The Man from Earth (2007)
The Man from Earth (2007)

Genre: Sci-Fi Drama Running Time: 1 hr. 27 min.

Release Date: June 10th, 2007 MPAA Rating: Not Rated

Director: Richard Schenkman Actors: David Lee Smith, Tony Todd, John Billingsley, Ellen Crawford, Annika Peterson, William Katt, Alexis Thorpe, Richard Riehle




s there a problem?” John Oldman (David Lee Smith) is departing in a hurry, much to the chagrin of his longtime friends, who won’t be able to give him an appropriate farewell party. After a decade of professorship, and without any solid plans for where he’s going, it seems as if something is wrong. John claims it’s itchy feet and a customary routine, yet his pals can’t stop from prying.

Conspicuous, irritating, melancholy background music plays far too much, as if the composer (Mark Hinton Stewart) was also the producer, and insisted upon its inclusion. Eventually, it transitions into something more upbeat, but no less annoying. Despite the lack of special effects, the single set, no notable props, and the limited number of cast members, it’s this ever-present, overbearing music that most marks “The Man from Earth” as a low-budget, amateurish endeavor.

Fellow educators Dan (Tony Todd), Harry (John Billingsley), Edith (Ellen Crawford), and Sandy (Annika Peterson), archaeologist Art Jenkins (William Katt), and student Linda Murphy (Alexis Thorpe) gather around the nearly empty house, with John’s personal belongings packed up in boxes around them. With a bottle of high-end whiskey and some plastic cups, the various teachers hunker down to reminisce and to engage in one final discussion, this time about what might occur if a person could live for 14,000 years. “You’re among friends; snoopy friends.”

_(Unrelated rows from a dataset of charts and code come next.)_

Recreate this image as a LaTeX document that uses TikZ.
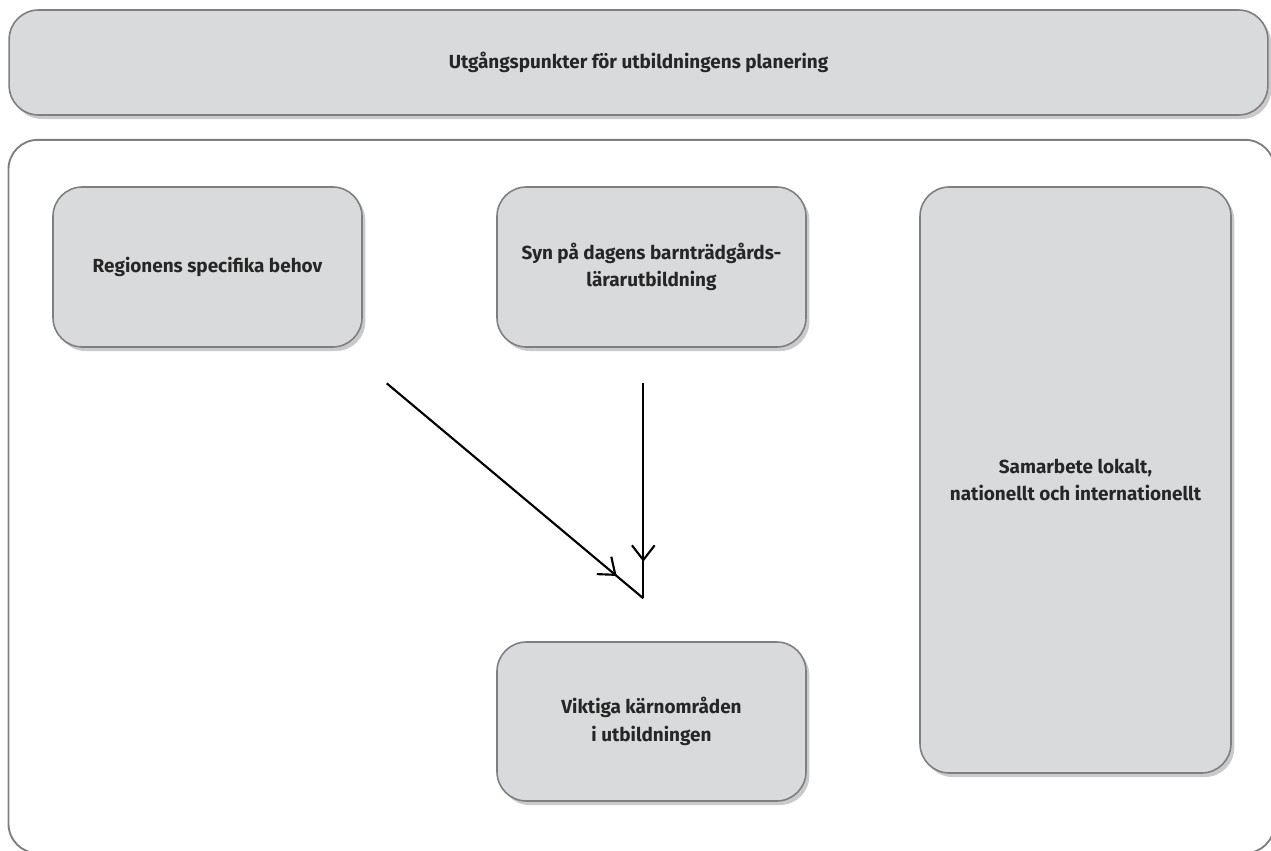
\documentclass[tikz,border=0pt]{standalone}
\usepackage{fontspec}
\setmainfont{Fira Sans}
\usetikzlibrary{shadows,arrows.meta,decorations.markings}
\definecolor{boxfill}{HTML}{D9DADC}
\definecolor{boxline}{HTML}{7F7F82}
\definecolor{txt}{HTML}{262626}
\tikzset{
  px/.style={x=0.75pt,y=-0.75pt},
  card/.style={draw=boxline, line width=1.2pt, fill=boxfill, rounded corners=22pt,
    drop shadow={shadow xshift=2.5pt, shadow yshift=-3pt, opacity=0.35, fill=black!60},
    align=center, text=txt, font=\bfseries\fontsize{14.2}{20.5}\selectfont, inner sep=0pt},
  frame/.style={draw=boxline, line width=1.4pt, rounded corners=22pt, inner sep=0pt},
  flow/.style={line width=1.6pt, black},
}
\begin{document}
\begin{tikzpicture}[px]
\useasboundingbox (0,0) rectangle (1271,850);
\clip (0,0) rectangle (1271,850);
\node[card, minimum width=944pt, minimum height=78.75pt] (top) at (638.5,62.5) {Utgångspunkter för utbildningens planering};
\node[frame, minimum width=949.5pt, minimum height=535pt] (frame) at (641.5,496.5) {};
\node[card, minimum width=231.75pt, minimum height=120pt] (reg) at (207.5,267) {Regionens specifika behov};
\node[card, minimum width=231.75pt, minimum height=120pt] (syn) at (651.5,267) {Syn på dagens barnträdgårds-\\lärarutbildning};
\node[card, minimum width=233.25pt, minimum height=439.5pt] (sam) at (1075.5,480) {Samarbete lokalt,\\nationellt och internationellt};
\node[card, minimum width=231.75pt, minimum height=119.25pt] (vik) at (651.5,721.5) {Viktiga kärnområden\\i utbildningen};
\coordinate (d1) at (386.7,383.3);
\coordinate (v1) at (643.3,383.3);
\coordinate (m) at (643.3,598.3);
\draw[flow, decoration={markings, mark=at position 0.896 with {\arrow{Straight Barb[length=11pt,width=17pt,line width=1.6pt]}}}, postaction=decorate] (d1) -- (m);
\draw[flow, decoration={markings, mark=at position 0.83 with {\arrow{Straight Barb[length=11pt,width=17pt,line width=1.6pt]}}}, postaction=decorate] (v1) -- (m);
\end{tikzpicture}
\end{document}
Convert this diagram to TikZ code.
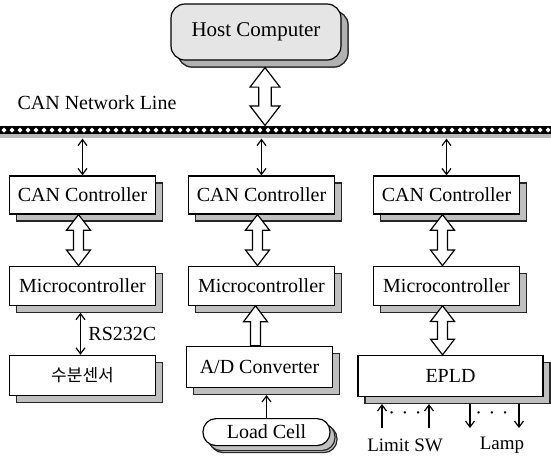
\documentclass[tikz,border=0pt]{standalone}
\usepackage{fontspec}
\setmainfont{Liberation Serif}
\newfontfamily\krfont{Noto Sans CJK KR}
\usetikzlibrary{positioning}
\usetikzlibrary{calc}
\usetikzlibrary{shadows}
\usetikzlibrary{arrows.meta}
% hollow double arrow between two named points (vertical)
\newcommand{\dblarrow}[3][12]{%
	\pgfmathsetmacro{\arrhw}{#1}\pgfmathsetmacro{\arrhl}{1.3*#1}\pgfmathsetmacro{\arrsw}{0.42*#1}%
	\draw[hollow] let \p1=(#2), \p2=(#3) in
		(\x1,\y1) -- (\x1+\arrhw pt,\y1-\arrhl pt) -- (\x1+\arrsw pt,\y1-\arrhl pt) -- (\x1+\arrsw pt,\y2+\arrhl pt)
		-- (\x1+\arrhw pt,\y2+\arrhl pt) -- (\x1,\y2) -- (\x1-\arrhw pt,\y2+\arrhl pt) -- (\x1-\arrsw pt,\y2+\arrhl pt)
		-- (\x1-\arrsw pt,\y1-\arrhl pt) -- (\x1-\arrhw pt,\y1-\arrhl pt) -- cycle;}
% hollow single arrow pointing up
\newcommand{\uparr}[2]{%
	\draw[hollow] let \p1=(#1), \p2=(#2) in
		(\x1,\y2) -- (\x1+12pt,\y2-16pt) -- (\x1+5pt,\y2-16pt) -- (\x1+5pt,\y1)
		-- (\x1-5pt,\y1) -- (\x1-5pt,\y2-16pt) -- (\x1-12pt,\y2-16pt) -- cycle;}
\begin{document}
\begin{tikzpicture}[x=1pt, y=-1pt, line width=1.2pt, >={Straight Barb[length=6pt,width=9pt]},
	every node/.style={font=\fontsize{20}{24}\selectfont},
	hollow/.style={draw, fill=white, line width=1.2pt, line join=miter},
	blk/.style={draw, fill=white, minimum width=146pt, minimum height=39pt, inner sep=0pt,
		drop shadow={shadow xshift=7pt, shadow yshift=-7pt, fill=gray!50, draw=gray!30!black, opacity=1}},
	bus/.style={minimum width=551pt, minimum height=12pt, inner sep=0pt, fill=black,
		path picture={
			\fill[gray!55] ([yshift=4pt]path picture bounding box.south west) rectangle (path picture bounding box.south east);
			\foreach \i in {4,12,...,548}
				\fill[white] ([xshift=\i pt, yshift=2pt]path picture bounding box.west) ++(-2.5pt,0) -- ++(2.5pt,2.5pt) -- ++(2.5pt,-2.5pt) -- ++(-2.5pt,-2.5pt) -- cycle;
		}}]
	\useasboundingbox (0,0) rectangle (551,459);
	% Host et bus CAN
	\node[blk, rounded corners=14pt, fill=gray!20, minimum width=170pt, minimum height=56pt, font=\fontsize{21}{25}\selectfont,
		drop shadow={shadow xshift=7pt, shadow yshift=-7pt, fill=gray!60, draw=gray!30!black, opacity=1}] (host) at (256,32) {Host Computer};
	\node (netlbl) at (97,103) {CAN Network Line};
	\node[bus] (bus) at (275.5,132) {};
	\dblarrow[15]{[xshift=9pt,yshift=-7pt]host.south}{bus.north}
	%
	% CAN controllers
	\node[blk, minimum height=38pt] (can1) at (82.5,195) {CAN Controller};
	\node[blk, minimum height=38pt] (can2) at (261.5,195) {CAN Controller};
	\node[blk, minimum height=38pt] (can3) at (446.5,195) {CAN Controller};
	\draw[<->] (can1.north |- bus.south) -- (can1.north);
	\draw[<->] (can2.north |- bus.south) -- (can2.north);
	\draw[<->] (can3.north |- bus.south) -- (can3.north);
	%
	% Microcontrollers
	\node[blk, below=51pt of can1] (mc1) {Microcontroller};
	\node[blk, below=51pt of can2] (mc2) {Microcontroller};
	\node[blk, below=51pt of can3] (mc3) {Microcontroller};
	\dblarrow{[xshift=-4pt]can1.south}{mc1.north}
	\dblarrow{[xshift=-4pt]can2.south}{mc2.north}
	\dblarrow{[xshift=-4pt]can3.south}{mc3.north}
	%
	% colonne 1 : capteur
	\node[blk, minimum height=40pt, below=49pt of mc1, font=\krfont\fontsize{17}{20}\selectfont] (sensor) {수분센서};
	\draw[<->] ([xshift=-2pt,yshift=-7pt]mc1.south) -- ([xshift=-2pt]sensor.north) node[midway, right, xshift=4pt] (rs) {RS232C};
	%
	% colonne 2 : A/D et Load Cell
	\node[blk, minimum height=41pt, below=40pt of mc2, xshift=-2pt] (ad) {A/D Converter};
	\node[blk, rounded corners=13pt, minimum width=127pt, minimum height=27pt, below=30pt of ad, xshift=7pt,
		drop shadow={shadow xshift=5pt, shadow yshift=-5pt, fill=gray!50, draw=gray!30!black, opacity=1}] (load) {Load Cell};
	\uparr{[xshift=-4pt]ad.north}{mc2.south}
	\draw[->] (load.north) -- ($(load.north |- ad.south)+(0,7)$);
	%
	% colonne 3 : EPLD
	\node[blk, minimum width=185pt, minimum height=41pt, below=49pt of mc3, xshift=4pt] (epld) {EPLD};
	\dblarrow{[xshift=-4pt]mc3.south}{epld.north}
	\coordinate (eplds) at ($(epld.south)+(0,7)$);
	\node[font=\fontsize{19}{22}\selectfont] (limit) at (405,445) {Limit SW};
	\node[font=\fontsize{19}{22}\selectfont] (lamp) at (502,445) {Lamp};
	\coordinate (in1) at ($(epld.south)+(-68.5,31)$);
	\coordinate (in2) at ($(epld.south)+(-21.5,31)$);
	\coordinate (out1) at ($(epld.south)+(19.5,31)$);
	\coordinate (out2) at ($(epld.south)+(68.5,31)$);
	\draw[->] (in1) -- (in1 |- eplds);
	\draw[->] (in2) -- (in2 |- eplds);
	\draw[<-] (out1) -- (out1 |- eplds);
	\draw[<-] (out2) -- (out2 |- eplds);
	\node (dots1) at (405,416) {·\,\,·\,\,·};
	\node (dots2) at (492,416) {·\,\,·\,\,·};
\end{tikzpicture}
\end{document}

As it turns out, John harbors a secret: he insists that he is, in fact, one such miraculously undying person, who has lived for 200 lifetimes. He uproots his life and changes his identity every ten years when people start to notice that he doesn’t age. And he’s about to spill his guts to his pals – the first time he’s ever decided to reveal the truth of his existence. “Pretend it’s science-fiction.”

The premise is incredibly simple, yet thoroughly fascinating. It’s an opportunity for intelligent people to interview and discuss the centuries-long adventures of a “caveman,” hypothesizing what might have occurred in a hypothetical scenario of immortality. From the origination of the continents, to hanging out with Van Gogh, to spending a year in a Belgium prison in the 1800s, John has an answer for everything. And the collection of professors attempt to interrogate him exhaustively, yet they’re unable to disprove the man’s seemingly insane assertions. In many ways, his tale is an account of history, commenting on the growth of civilizations and the advancements of societies, making it more and more difficult for him to continually reinvent himself.

“I almost wish it were true.” When Art calls in physician Dr. Will Gruber (Richard Riehle), assuming that John is actually psychotic, things grow even more absorbing. The beauty of the tale is that, during their discussions, nothing can be irrefutably proved or invalidated (personal stories could have merely been culled from books). One of the most amusing revelations is that, despite the years of learning and gathering knowledge, no one can be smarter than the peers of their era; a single person can’t advance beyond the technological limitations of the present. Plus, the passing of time grows wearisome, causing accomplishments, possessions, money, and relationships to attain a certain meaninglessness.

As far as heady sci-fi projects go, “The Man from Earth” might be the least traditional of them all; there are no spaceships or teleporting or lasers or intergalactic conflicts. Yet it’s nevertheless a science-fiction work, even if it transpires like a stage play. While touching upon religion, biblical yarns, mythology, philosophy, scholarly musings, mortality, psychiatry, environmental balance, and more, the nature of perpetually changing historical narratives is electrifying. The possibilities are endless. “History hates a vacuum.”